* [TO DO]
Set down, word for word, only the lines from the start of the records through the line bearing "var chart = echarts.init(document.getElementById('chart'));"; include no pictures.

* [ROWS]

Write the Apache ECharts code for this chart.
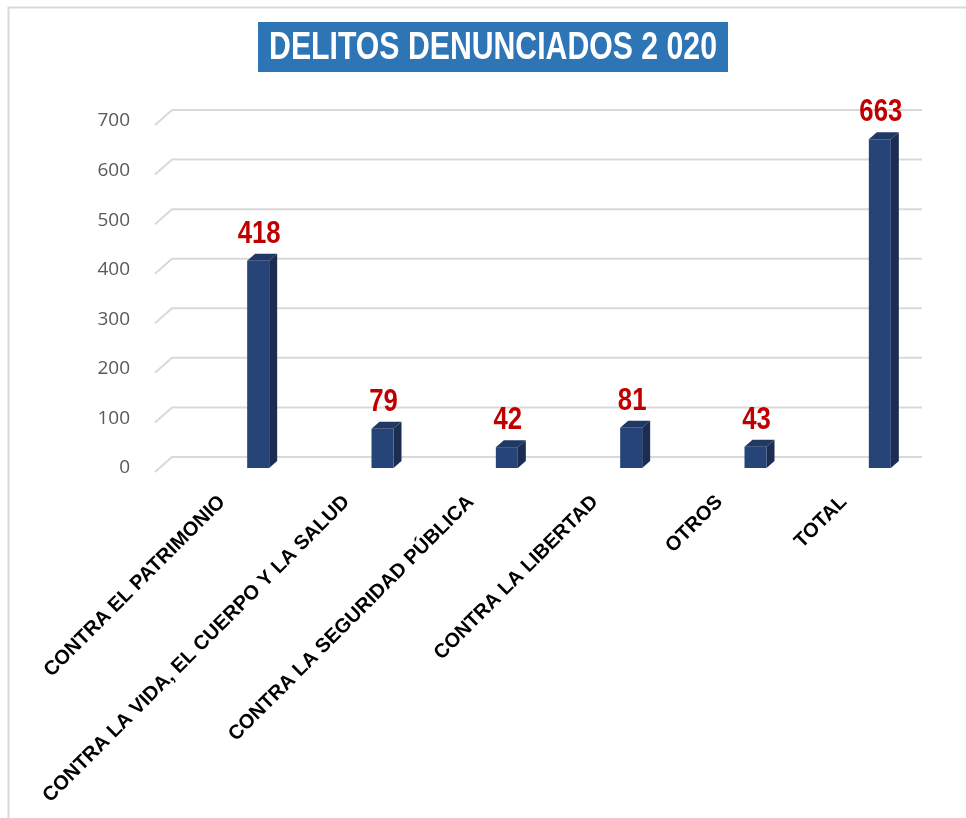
<!DOCTYPE html>
<html>
<head>
<meta charset="utf-8">
<title>Delitos denunciados 2 020</title>
<script src="https://cdn.jsdelivr.net/npm/echarts@6/dist/echarts.min.js"></script>
<style>
    html, body { margin: 0; padding: 0; background: #fff; }
    #chart { width: 966px; height: 818px; }
</style>
</head>
<body>
<div id="chart"></div>
<script>
var categories = [
    'CONTRA EL PATRIMONIO',
    'CONTRA LA VIDA, EL CUERPO Y LA SALUD',
    'CONTRA LA SEGURIDAD PÚBLICA',
    'CONTRA LA LIBERTAD',
    'OTROS',
    'TOTAL'
];
var values = [418, 79, 42, 81, 43, 663];
var yTicks = [0, 100, 200, 300, 400, 500, 600, 700];

var arial = '"Liberation Sans", Arial, sans-serif';

var chart = echarts.init(document.getElementById('chart'));

// 3d looking bar: front face, side face, top face + value on top
function renderBar(params, api) {
    var base = api.coord([api.value(0), 0]);
    var top = api.coord([api.value(0), api.value(1)]);
    var w = 22, dx = 8, dy = 7;
    var x0 = base[0] - w / 2, x1 = base[0] + w / 2;
    var yb = base[1], yt = top[1];
    return {
        type: 'group',
        children: [
            {
                type: 'polygon',
                shape: { points: [[x1, yt], [x1 + dx, yt - dy], [x1 + dx, yb - dy], [x1, yb]] },
                style: { fill: '#1b2d50' }
            },
            {
                type: 'polygon',
                shape: { points: [[x0, yt], [x0 + dx, yt - dy], [x1 + dx, yt - dy], [x1, yt]] },
                style: { fill: '#1f3864' }
            },
            {
                type: 'rect',
                shape: { x: x0, y: yt, width: w, height: yb - yt },
                style: { fill: '#264478' }
            },
            {
                // narrow bold look: squeeze the arial glyphs
                type: 'text',
                x: base[0] + 1,
                y: yt - dy - 4,
                scaleX: 0.83,
                style: {
                    text: String(api.value(1)),
                    textAlign: 'center',
                    textVerticalAlign: 'bottom',
                    fill: '#c00000',
                    font: 'bold 31px ' + arial
                }
            }
        ]
    };
}

// floor-like gridlines with the slanted left end
function renderGridLine(params, api) {
    var cs = params.coordSys;
    var y = api.coord([0, api.value(1)])[1];
    return {
        type: 'polyline',
        shape: { points: [[cs.x - 41, y + 4], [cs.x - 24, y - 11], [cs.x + cs.width - 20, y - 11]] },
        style: { stroke: '#d9d9d9', lineWidth: 2, fill: null }
    };
}

chart.setOption({
    animation: false,
    backgroundColor: '#fff',
    graphic: [
        {
            type: 'rect',
            left: 6,
            top: 5,
            shape: { width: 1000, height: 850 },
            style: { fill: null, stroke: '#d9d9d9', lineWidth: 2 },
            silent: true
        },
        {
            // title box
            type: 'group',
            left: 258,
            top: 22,
            children: [
                {
                    type: 'rect',
                    shape: { x: 0, y: 0, width: 470, height: 50 },
                    style: { fill: '#2e75b6' }
                },
                {
                    type: 'text',
                    x: 235,
                    y: 26,
                    scaleX: 0.775,
                    style: {
                        text: 'DELITOS DENUNCIADOS 2 020',
                        textAlign: 'center',
                        textVerticalAlign: 'middle',
                        fill: '#fff',
                        font: 'bold 39px ' + arial
                    }
                }
            ]
        }
    ],
    grid: [
        { left: 196, right: 24, top: 121, bottom: 350 },
        { left: 160, right: 60, top: 121, bottom: 350 }
    ],
    xAxis: [
        {
            type: 'category',
            data: categories,
            axisLine: { show: false },
            axisTick: { show: false },
            axisLabel: { show: false }
        },
        {
            type: 'category',
            gridIndex: 1,
            data: categories,
            axisLine: { show: false },
            axisTick: { show: false },
            axisLabel: {
                interval: 0,
                rotate: 45,
                margin: 31,
                color: '#000',
                fontSize: 20,
                fontWeight: 'bold',
                fontFamily: arial
            }
        }
    ],
    yAxis: [
        {
            type: 'value',
            min: 0,
            max: 700,
            interval: 100,
            axisLine: { show: false },
            axisTick: { show: false },
            splitLine: { show: false },
            axisLabel: {
                margin: 66,
                padding: [6, 0, 0, 0],
                color: '#595959',
                fontSize: 19,
                fontFamily: '"Open Sans", "Noto Sans", sans-serif'
            }
        },
        { type: 'value', gridIndex: 1, min: 0, max: 700, show: false }
    ],
    series: [
        {
            type: 'custom',
            name: 'grid',
            silent: true,
            z: 1,
            renderItem: renderGridLine,
            data: yTicks.map(function (v) { return [0, v]; })
        },
        {
            type: 'custom',
            name: 'Delitos',
            z: 5,
            renderItem: renderBar,
            data: values.map(function (v, i) { return [i, v]; })
        }
    ]
});
</script>
</body>
</html>
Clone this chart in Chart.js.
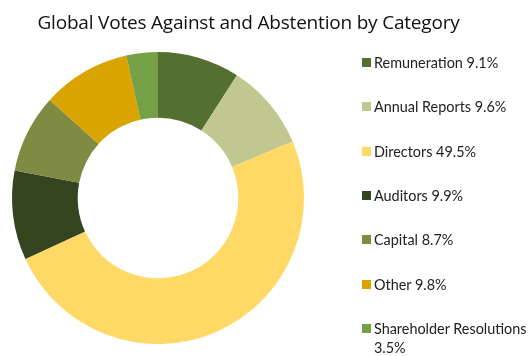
<!DOCTYPE html>
<html>
<head>
<meta charset="utf-8">
<script src="https://cdn.jsdelivr.net/npm/chart.js@4/dist/chart.umd.min.js"></script>
<style>
    body { margin: 0; background: #fff; }
    #wrap { position: relative; width: 531px; height: 356px; }
    #title { position: absolute; left: 0; top: 9px; width: 497px; text-align: center; font-family: 'Open Sans', sans-serif; font-size: 19px; color: #111; letter-spacing: -0.2px; }
    #legend { position: absolute; left: 362px; top: 0; font-family: Lato, sans-serif; font-size: 14.4px; color: #222; }
    .item { position: absolute; left: 0; width: 168px; display: flex; align-items: flex-start; line-height: 19px; }
    .box { width: 9px; height: 9px; margin-top: 5px; margin-right: 3px; flex: none; }
</style>
</head>
<body>
<div id="wrap">
    <canvas id="chart" width="531" height="356"></canvas>
    <div id="title">Global Votes Against and Abstention by Category</div>
    <div id="legend"></div>
</div>
<script>
// Categorías y porcentajes
const categories = ['Remuneration', 'Annual Reports', 'Directors', 'Auditors', 'Capital', 'Other', 'Shareholder Resolutions'];
const shares = [9.1, 9.6, 49.5, 9.9, 8.7, 9.8, 3.5];
const colors = ['#546F30', '#C0C78F', '#FFD966', '#33441E', '#7F8A43', '#D9A300', '#76A045'];

const chart = new Chart(document.getElementById('chart'), {
    type: 'doughnut',
    data: {
        labels: categories,
        datasets: [{
            data: shares,
            backgroundColor: colors,
            borderWidth: 0
        }]
    },
    options: {
        responsive: false,
        animation: false,
        cutout: '55%',
        // el título va en HTML, aquí sólo se deja el hueco
        layout: { padding: { left: 12, right: 227, top: 52, bottom: 12 } },
        plugins: {
            legend: { display: false },
            tooltip: { enabled: false }
        }
    }
});

// Leyenda a la derecha
const legend = document.getElementById('legend');
categories.forEach((name, i) => {
    const row = document.createElement('div');
    row.className = 'item';
    row.style.top = (53 + i * 44.3) + 'px';
    row.innerHTML = `<span class="box" style="background:${colors[i]}"></span><span>${name} ${shares[i]}%</span>`;
    legend.appendChild(row);
});
</script>
</body>
</html>
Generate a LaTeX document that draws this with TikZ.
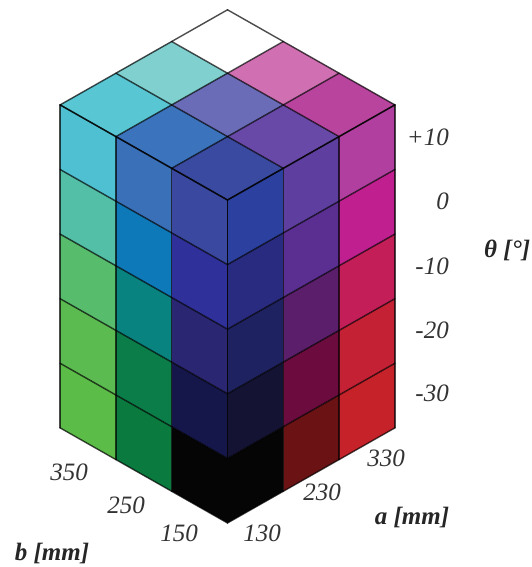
\documentclass[tikz,border=0pt]{standalone}
\usepackage{fontspec}
\setmainfont{Liberation Serif}
% left face (a=130): L<b index><theta index>
\definecolor{L00}{HTML}{050505}\definecolor{L01}{HTML}{15174A}\definecolor{L02}{HTML}{2A2672}\definecolor{L03}{HTML}{2F309A}\definecolor{L04}{HTML}{3A48A0}
\definecolor{L10}{HTML}{0A7A3E}\definecolor{L11}{HTML}{0B7D48}\definecolor{L12}{HTML}{09837F}\definecolor{L13}{HTML}{0E79B9}\definecolor{L14}{HTML}{3A70B8}
\definecolor{L20}{HTML}{5CBC48}\definecolor{L21}{HTML}{5CBB50}\definecolor{L22}{HTML}{57BC6C}\definecolor{L23}{HTML}{52BFA6}\definecolor{L24}{HTML}{4FC0D2}
% right face (b=150): R<a index><theta index>
\definecolor{R00}{HTML}{050505}\definecolor{R01}{HTML}{141334}\definecolor{R02}{HTML}{1F2260}\definecolor{R03}{HTML}{292B80}\definecolor{R04}{HTML}{2C40A0}
\definecolor{R10}{HTML}{6A1214}\definecolor{R11}{HTML}{6B0B3E}\definecolor{R12}{HTML}{5B1E6A}\definecolor{R13}{HTML}{5B2E91}\definecolor{R14}{HTML}{5E3F9F}
\definecolor{R20}{HTML}{C6222A}\definecolor{R21}{HTML}{C52134}\definecolor{R22}{HTML}{C41E58}\definecolor{R23}{HTML}{C0208F}\definecolor{R24}{HTML}{B13FA0}
% top face (theta=+10): T<a index><b index>
\definecolor{T00}{HTML}{3A4AA0}\definecolor{T10}{HTML}{6949A8}\definecolor{T20}{HTML}{B8449E}
\definecolor{T01}{HTML}{3B73BD}\definecolor{T11}{HTML}{6B6CB8}\definecolor{T21}{HTML}{D070B2}
\definecolor{T02}{HTML}{58C6D3}\definecolor{T12}{HTML}{80D0D0}\definecolor{T22}{HTML}{FFFFFF}
\begin{document}
\begin{tikzpicture}[x=1pt,y=1pt,
  gridline/.style={draw=black,draw opacity=0.7,line width=1.4pt,line join=round,line cap=round},
  ticklab/.style={font=\itshape\fontsize{25}{28}\selectfont,inner sep=0pt,text=black!80},
  axislab/.style={font=\bfseries\itshape\fontsize{25}{28}\selectfont,inner sep=0pt,text=black!85}]
\useasboundingbox (0,0) rectangle (532,567);
\fill[white] (0,0) rectangle (532,567);
\begin{scope}[shift={(227.5pt,44pt)},x={(55.8pt,31.7pt)},y={(-55.8pt,31.7pt)},z={(0pt,64.6pt)}]
  % left face
  \foreach \j in {0,1,2}{\foreach \k in {0,...,4}{
    \fill[L\j\k] (0,\j,\k) -- (0,\j+1,\k) -- (0,\j+1,\k+1) -- (0,\j,\k+1) -- cycle;}}
  % right face
  \foreach \i in {0,1,2}{\foreach \k in {0,...,4}{
    \fill[R\i\k] (\i,0,\k) -- (\i+1,0,\k) -- (\i+1,0,\k+1) -- (\i,0,\k+1) -- cycle;}}
  % top face
  \foreach \i in {0,1,2}{\foreach \j in {0,1,2}{
    \fill[T\i\j] (\i,\j,5) -- (\i+1,\j,5) -- (\i+1,\j+1,5) -- (\i,\j+1,5) -- cycle;}}
  % grid lines
  \foreach \n in {0,...,3}{
    \draw[gridline] (0,\n,0) -- (0,\n,5);
    \draw[gridline] (\n,0,0) -- (\n,0,5);
    \draw[gridline] (\n,0,5) -- (\n,3,5);
    \draw[gridline] (0,\n,5) -- (3,\n,5);}
  \foreach \k in {0,...,5}{
    \draw[gridline] (0,3,\k) -- (0,0,\k) -- (3,0,\k);}
\end{scope}
% theta tick labels
\node[ticklab,anchor=east] (tp10) at (449,430) {+10};
\node[ticklab,anchor=east] (t0)   at (449,366) {0};
\node[ticklab,anchor=east] (tm10) at (449,301) {-10};
\node[ticklab,anchor=east] (tm20) at (449,237) {-20};
\node[ticklab,anchor=east] (tm30) at (449,174) {-30};
\node[axislab,anchor=west] (theta) at (484,317) {θ [°]};
% b ticks
\node[ticklab] (b350) at (69,95) {350};
\node[ticklab] (b250) at (126,62) {250};
\node[ticklab] (b150) at (179,34) {150};
\node[axislab] (blab) at (52,14) {b [mm]};
% a ticks
\node[ticklab] (a130) at (262,34) {130};
\node[ticklab] (a230) at (322,75) {230};
\node[ticklab] (a330) at (386,109) {330};
\node[axislab] (alab) at (412,50) {a [mm]};
\end{tikzpicture}
\end{document}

* [RESPONSE TO THIS EXERCISE]
Write the Apache ECharts code for this chart.
<!DOCTYPE html>
<html>
<head>
<meta charset="utf-8">
<title>Delitos denunciados 2 020</title>
<script src="https://cdn.jsdelivr.net/npm/echarts@6/dist/echarts.min.js"></script>
<style>
    html, body { margin: 0; padding: 0; background: #fff; }
    #chart { width: 966px; height: 818px; }
</style>
</head>
<body>
<div id="chart"></div>
<script>
var categories = [
    'CONTRA EL PATRIMONIO',
    'CONTRA LA VIDA, EL CUERPO Y LA SALUD',
    'CONTRA LA SEGURIDAD PÚBLICA',
    'CONTRA LA LIBERTAD',
    'OTROS',
    'TOTAL'
];
var values = [418, 79, 42, 81, 43, 663];
var yTicks = [0, 100, 200, 300, 400, 500, 600, 700];

var arial = '"Liberation Sans", Arial, sans-serif';

var chart = echarts.init(document.getElementById('chart'));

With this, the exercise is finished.